# OBJECTIVE
The listing below contains a span that opens with the line containing "Output the LaTeX" and closes with the line containing "(come.323) -- (c3.92);". Return that span exactly.
Start of GIVEN ENTRIES
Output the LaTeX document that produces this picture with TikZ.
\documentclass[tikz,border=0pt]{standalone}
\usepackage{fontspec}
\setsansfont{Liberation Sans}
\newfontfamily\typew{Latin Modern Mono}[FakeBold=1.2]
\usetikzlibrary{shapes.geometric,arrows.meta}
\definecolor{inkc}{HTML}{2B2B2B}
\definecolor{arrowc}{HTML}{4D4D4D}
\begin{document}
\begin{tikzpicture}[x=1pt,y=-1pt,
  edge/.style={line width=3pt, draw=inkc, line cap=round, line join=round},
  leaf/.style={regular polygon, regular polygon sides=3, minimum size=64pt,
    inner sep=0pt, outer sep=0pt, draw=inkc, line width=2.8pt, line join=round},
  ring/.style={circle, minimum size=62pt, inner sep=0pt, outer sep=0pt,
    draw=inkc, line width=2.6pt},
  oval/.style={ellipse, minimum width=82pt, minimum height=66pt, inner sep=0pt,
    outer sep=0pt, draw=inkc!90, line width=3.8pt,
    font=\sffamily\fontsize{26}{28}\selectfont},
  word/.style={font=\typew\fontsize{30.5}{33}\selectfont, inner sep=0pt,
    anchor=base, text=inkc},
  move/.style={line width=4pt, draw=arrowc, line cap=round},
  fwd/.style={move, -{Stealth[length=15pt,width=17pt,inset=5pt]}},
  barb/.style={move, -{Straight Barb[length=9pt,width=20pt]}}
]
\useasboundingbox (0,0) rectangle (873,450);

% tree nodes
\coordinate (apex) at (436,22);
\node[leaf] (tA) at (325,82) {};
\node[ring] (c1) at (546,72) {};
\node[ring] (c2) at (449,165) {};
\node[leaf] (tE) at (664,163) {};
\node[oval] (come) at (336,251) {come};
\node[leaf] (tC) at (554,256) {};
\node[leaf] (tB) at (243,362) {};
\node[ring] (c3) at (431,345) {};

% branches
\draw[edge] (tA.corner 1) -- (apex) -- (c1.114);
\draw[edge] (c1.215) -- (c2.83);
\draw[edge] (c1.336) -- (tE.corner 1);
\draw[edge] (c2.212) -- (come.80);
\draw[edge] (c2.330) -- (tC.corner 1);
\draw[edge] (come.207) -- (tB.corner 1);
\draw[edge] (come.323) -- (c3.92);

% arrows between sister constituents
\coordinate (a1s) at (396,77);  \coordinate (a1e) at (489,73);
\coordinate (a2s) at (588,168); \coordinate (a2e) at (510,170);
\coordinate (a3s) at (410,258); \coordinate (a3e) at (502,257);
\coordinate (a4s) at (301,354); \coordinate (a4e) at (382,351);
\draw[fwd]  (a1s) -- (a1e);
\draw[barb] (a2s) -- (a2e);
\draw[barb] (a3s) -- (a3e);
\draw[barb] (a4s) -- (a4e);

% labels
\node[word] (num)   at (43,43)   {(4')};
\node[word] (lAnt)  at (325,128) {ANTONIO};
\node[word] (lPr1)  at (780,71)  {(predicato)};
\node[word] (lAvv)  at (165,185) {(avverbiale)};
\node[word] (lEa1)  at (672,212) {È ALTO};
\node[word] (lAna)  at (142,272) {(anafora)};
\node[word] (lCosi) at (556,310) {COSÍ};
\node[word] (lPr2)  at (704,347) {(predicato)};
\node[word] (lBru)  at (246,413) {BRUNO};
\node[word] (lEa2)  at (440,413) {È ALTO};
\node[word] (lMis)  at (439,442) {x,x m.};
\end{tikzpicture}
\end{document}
End of GIVEN ENTRIES
Start of GIVEN ENTRIES
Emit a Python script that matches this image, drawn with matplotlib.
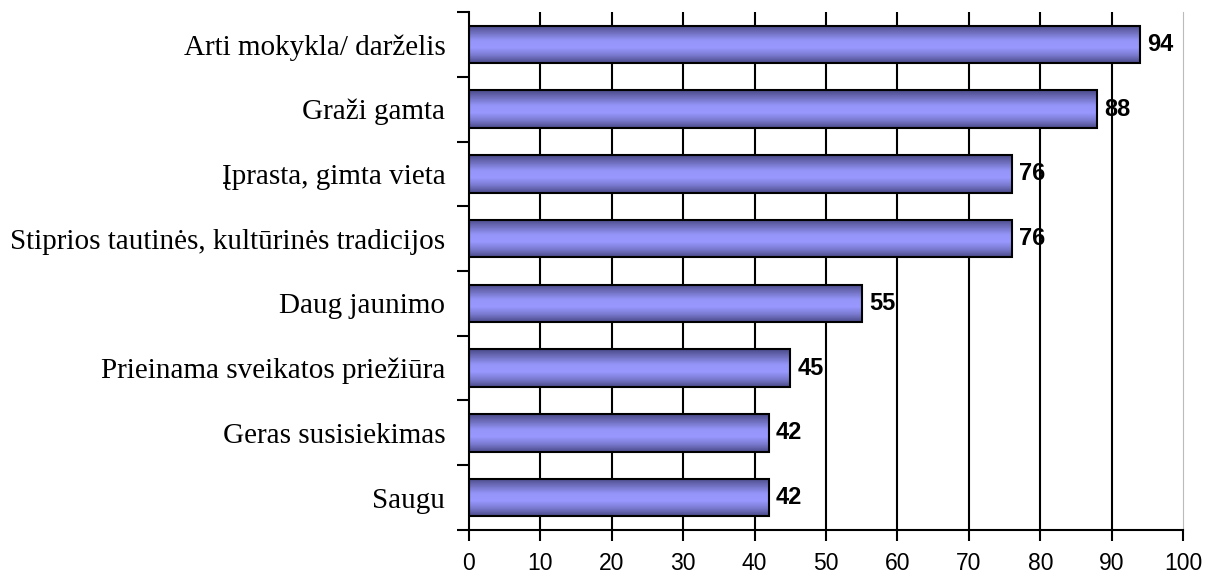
End of GIVEN ENTRIES
# RESULT OF THE TASK
Output the LaTeX document that produces this picture with TikZ.
\documentclass[tikz,border=0pt]{standalone}
\usepackage{fontspec}
\setsansfont{Liberation Sans}
\newfontfamily\typew{Latin Modern Mono}[FakeBold=1.2]
\usetikzlibrary{shapes.geometric,arrows.meta}
\definecolor{inkc}{HTML}{2B2B2B}
\definecolor{arrowc}{HTML}{4D4D4D}
\begin{document}
\begin{tikzpicture}[x=1pt,y=-1pt,
  edge/.style={line width=3pt, draw=inkc, line cap=round, line join=round},
  leaf/.style={regular polygon, regular polygon sides=3, minimum size=64pt,
    inner sep=0pt, outer sep=0pt, draw=inkc, line width=2.8pt, line join=round},
  ring/.style={circle, minimum size=62pt, inner sep=0pt, outer sep=0pt,
    draw=inkc, line width=2.6pt},
  oval/.style={ellipse, minimum width=82pt, minimum height=66pt, inner sep=0pt,
    outer sep=0pt, draw=inkc!90, line width=3.8pt,
    font=\sffamily\fontsize{26}{28}\selectfont},
  word/.style={font=\typew\fontsize{30.5}{33}\selectfont, inner sep=0pt,
    anchor=base, text=inkc},
  move/.style={line width=4pt, draw=arrowc, line cap=round},
  fwd/.style={move, -{Stealth[length=15pt,width=17pt,inset=5pt]}},
  barb/.style={move, -{Straight Barb[length=9pt,width=20pt]}}
]
\useasboundingbox (0,0) rectangle (873,450);

% tree nodes
\coordinate (apex) at (436,22);
\node[leaf] (tA) at (325,82) {};
\node[ring] (c1) at (546,72) {};
\node[ring] (c2) at (449,165) {};
\node[leaf] (tE) at (664,163) {};
\node[oval] (come) at (336,251) {come};
\node[leaf] (tC) at (554,256) {};
\node[leaf] (tB) at (243,362) {};
\node[ring] (c3) at (431,345) {};

% branches
\draw[edge] (tA.corner 1) -- (apex) -- (c1.114);
\draw[edge] (c1.215) -- (c2.83);
\draw[edge] (c1.336) -- (tE.corner 1);
\draw[edge] (c2.212) -- (come.80);
\draw[edge] (c2.330) -- (tC.corner 1);
\draw[edge] (come.207) -- (tB.corner 1);
\draw[edge] (come.323) -- (c3.92);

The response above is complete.